The NZFFA has also benefited directly. Since the levy was introduced, the organisation has received an average of about $100,000 a year from the Forest Growers’ Levy Trust mainly to fund ‘forest good’ activities. Projects which benefit all forest growers have included

  • Improvements to the NZFFA website
  • Subsidising the cost of the Tree Grower in return for articles on levy-funded projects and information of relevance to all forest owners being published,
  • Providing electronic newsletters and targeted communications about field days and regional road shows
  • Facilitating research for special purpose species
  • Contributing to amendments to Building Codes for the use of timber other than pine
  • Enhancing technology transfer, such as information on best practice regarding small-scale forest harvesting and other industry-good communication with small-scale forest owners and the general public.

The levy has also helped to train and expand the forestry workforce at all levels, and ensure that central and local government recognises the ecosystem services provided by forestry. Without levy-funded promotion, the public attitude to forestry would could turn against forest owners following incidents such as the Tolaga Bay debris flow. The levy helps to ensure that the forest sector continues to have a social licence to operate.

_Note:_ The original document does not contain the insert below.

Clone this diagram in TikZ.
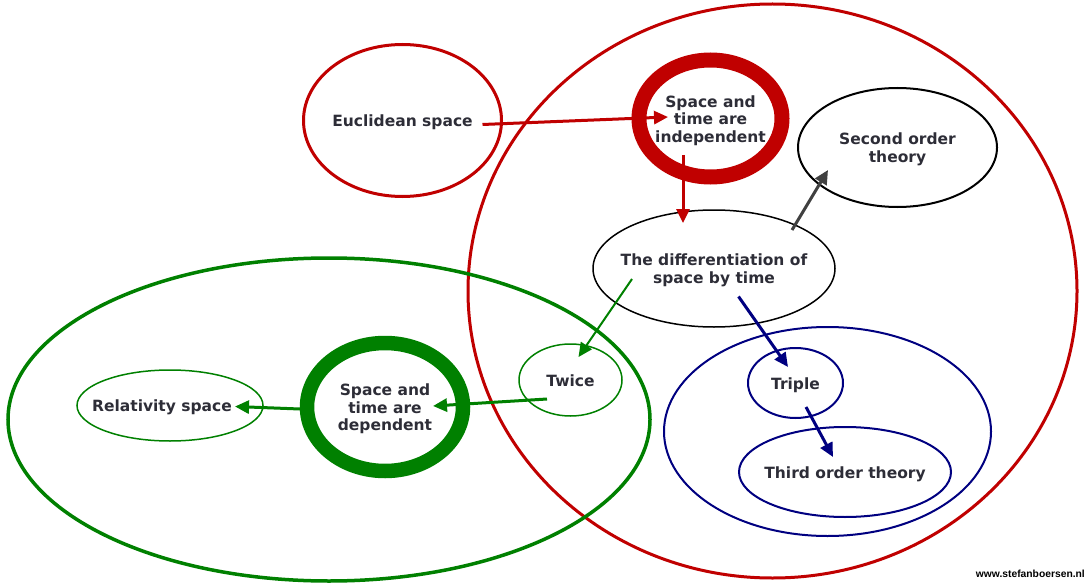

Strengthened voice of the NZFFA

It used to be hard for the NZFFA to provide the perspective of a small-scale forest owner in response to relevant government consultation papers, such as the Zero Carbon Bill, or to develop strategic plans. They do not have the staff resources which the large forest companies have and have always relied on volunteers along with a very limited budget, or none at all.

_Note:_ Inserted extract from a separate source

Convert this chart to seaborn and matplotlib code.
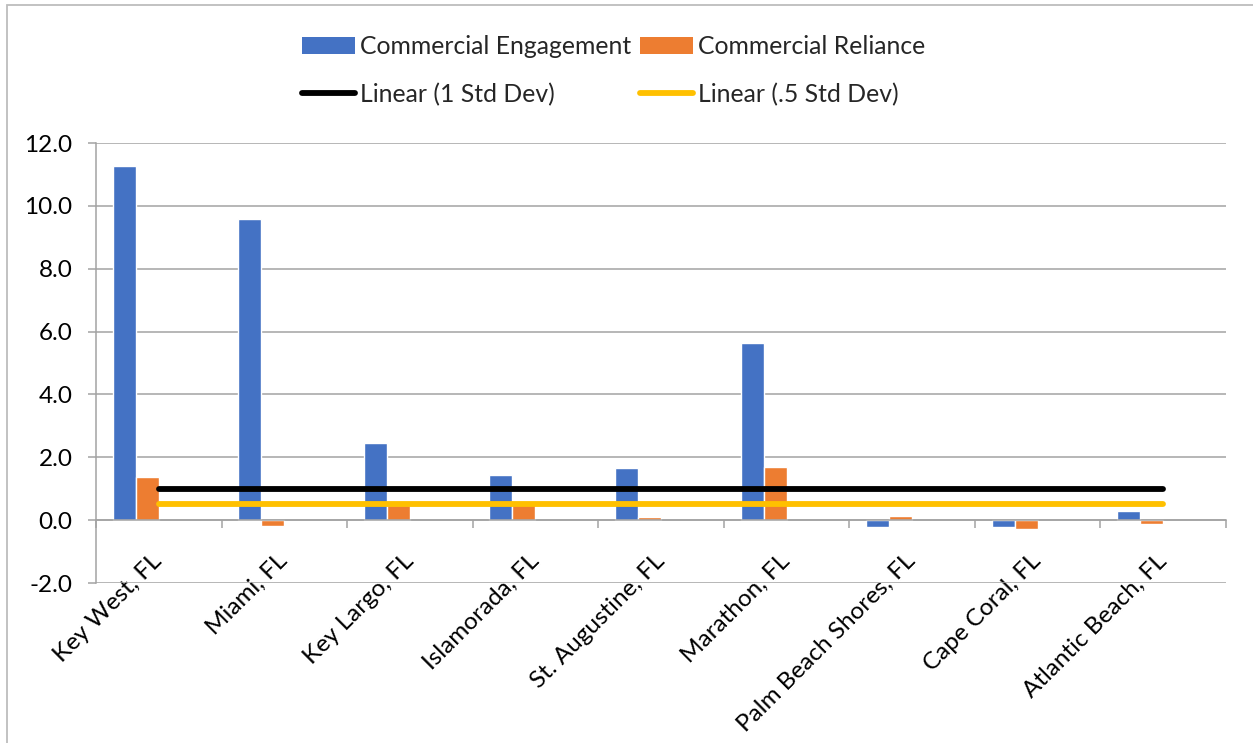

After the levy was introduced a small group, called the Forest Investors’ Action Group was established in Wellington. This group is not funded by the levy but has benefitted from the overall support the levy brings. They have been working closely with the NZ Forest Owners’ Association, the Forest Industry Safety Council, the Wood Processors Association, the Institute of Forestry, government officials, the leaders of other rural-based organisations and parliamentarians as well as obtaining some levy funds for projects.

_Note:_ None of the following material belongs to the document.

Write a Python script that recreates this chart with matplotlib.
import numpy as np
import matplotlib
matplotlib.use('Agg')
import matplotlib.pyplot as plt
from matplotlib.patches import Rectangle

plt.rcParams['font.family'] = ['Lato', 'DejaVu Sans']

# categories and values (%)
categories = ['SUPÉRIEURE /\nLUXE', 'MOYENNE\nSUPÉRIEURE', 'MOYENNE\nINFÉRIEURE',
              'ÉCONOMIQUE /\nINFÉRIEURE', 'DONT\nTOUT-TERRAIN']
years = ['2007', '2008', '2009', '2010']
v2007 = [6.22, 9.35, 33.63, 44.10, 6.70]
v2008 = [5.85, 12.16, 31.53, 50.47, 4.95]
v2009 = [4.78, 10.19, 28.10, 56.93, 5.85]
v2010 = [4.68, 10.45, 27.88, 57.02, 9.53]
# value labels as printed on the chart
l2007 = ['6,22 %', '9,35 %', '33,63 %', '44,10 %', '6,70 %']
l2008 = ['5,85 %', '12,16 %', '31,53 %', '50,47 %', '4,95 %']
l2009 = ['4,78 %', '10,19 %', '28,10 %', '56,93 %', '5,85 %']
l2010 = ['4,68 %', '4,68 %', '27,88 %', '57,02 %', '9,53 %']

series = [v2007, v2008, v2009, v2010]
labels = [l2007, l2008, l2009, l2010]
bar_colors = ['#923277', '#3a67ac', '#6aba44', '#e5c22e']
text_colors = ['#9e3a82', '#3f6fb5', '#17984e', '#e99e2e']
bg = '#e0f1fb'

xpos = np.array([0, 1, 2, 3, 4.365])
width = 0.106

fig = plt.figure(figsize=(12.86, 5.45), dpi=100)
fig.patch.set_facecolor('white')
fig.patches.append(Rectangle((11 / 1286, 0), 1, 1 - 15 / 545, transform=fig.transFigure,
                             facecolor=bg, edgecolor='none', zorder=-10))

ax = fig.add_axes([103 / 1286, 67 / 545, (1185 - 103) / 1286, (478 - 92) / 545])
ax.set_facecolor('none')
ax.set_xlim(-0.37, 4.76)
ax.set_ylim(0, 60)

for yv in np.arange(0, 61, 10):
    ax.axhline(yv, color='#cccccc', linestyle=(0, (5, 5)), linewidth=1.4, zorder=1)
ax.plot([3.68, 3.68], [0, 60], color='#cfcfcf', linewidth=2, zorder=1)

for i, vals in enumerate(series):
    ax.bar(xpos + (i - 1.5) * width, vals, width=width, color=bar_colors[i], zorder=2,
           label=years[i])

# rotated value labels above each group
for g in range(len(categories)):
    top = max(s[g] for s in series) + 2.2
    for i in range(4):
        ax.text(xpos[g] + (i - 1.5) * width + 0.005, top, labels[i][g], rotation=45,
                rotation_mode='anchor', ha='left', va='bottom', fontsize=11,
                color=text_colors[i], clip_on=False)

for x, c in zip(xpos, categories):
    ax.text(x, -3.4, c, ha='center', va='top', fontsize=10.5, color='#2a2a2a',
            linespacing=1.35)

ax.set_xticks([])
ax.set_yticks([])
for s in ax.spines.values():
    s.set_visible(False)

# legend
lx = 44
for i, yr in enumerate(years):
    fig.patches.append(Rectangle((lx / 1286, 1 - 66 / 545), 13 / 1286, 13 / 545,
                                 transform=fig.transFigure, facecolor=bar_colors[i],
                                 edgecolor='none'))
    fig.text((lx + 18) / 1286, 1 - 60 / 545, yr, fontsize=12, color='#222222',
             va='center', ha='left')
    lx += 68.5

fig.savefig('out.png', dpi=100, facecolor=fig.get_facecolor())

This Forest Investors’ Action Group has been able to operate as a very useful NZFFA think-tank, to draft policy papers and responses to government consultation documents. Any such draft papers have had to be approved by the President and Executive before they became official, but the time-consuming background research and preparatory work has allowed the Executive to work much more efficiently and effectively. Examples of the work which the Executive has been able to do more effectively includes −

  • Providing submissions to the government which have helped influence forest policy, such as improving the emissions trading scheme, not putting a levy on log exports and streamlining the implementation of the Overseas Investment Act regarding forest cutting rights
  • Working with the Inland Revenue Department and the Ministry for Primary Industries to resolve the barriers to the grouping of small forests to achieve scale economies. As a result officials now agree that the ‘cost of timber’ clause of the current Income Tax Act which makes it difficult to buy or sell immature forests needs reform.
  • Developing a project to obtain funds to consider how aggregation of small-scale forests to improve profitability.
  • Communicating regularly with all the small-scale forest owners using the database mentioned earlier.

Other levy benefits

Substantial though they are, most of the benefits arising from levy contributions are difficult to quantify. Some examples include −

  • The reduction in future logging fatalities
  • The reduced risk of forest destruction by fire
  • An increase in the social licence to operate,
  • The reduced risk of the arrival of new forest pests.

Just one example will demonstrate that the owner of a small forest is getting good results from the levy. A minor component of the 27 cents a tonne was spent on research into improving the safety and efficiency of steep land harvesting − the majority of small-scale harvesting is on steep on hauler country. The result has been new mechanised systems which are estimated to save up to eight dollars a tonne of wood harvested.

It may be that the levy will mean that membership of the NZFFA will stabilise and even help it to increase. It has certainly meant that the organisation is much more effective and financially viable than it was to the benefit of members and to other owners of small forests.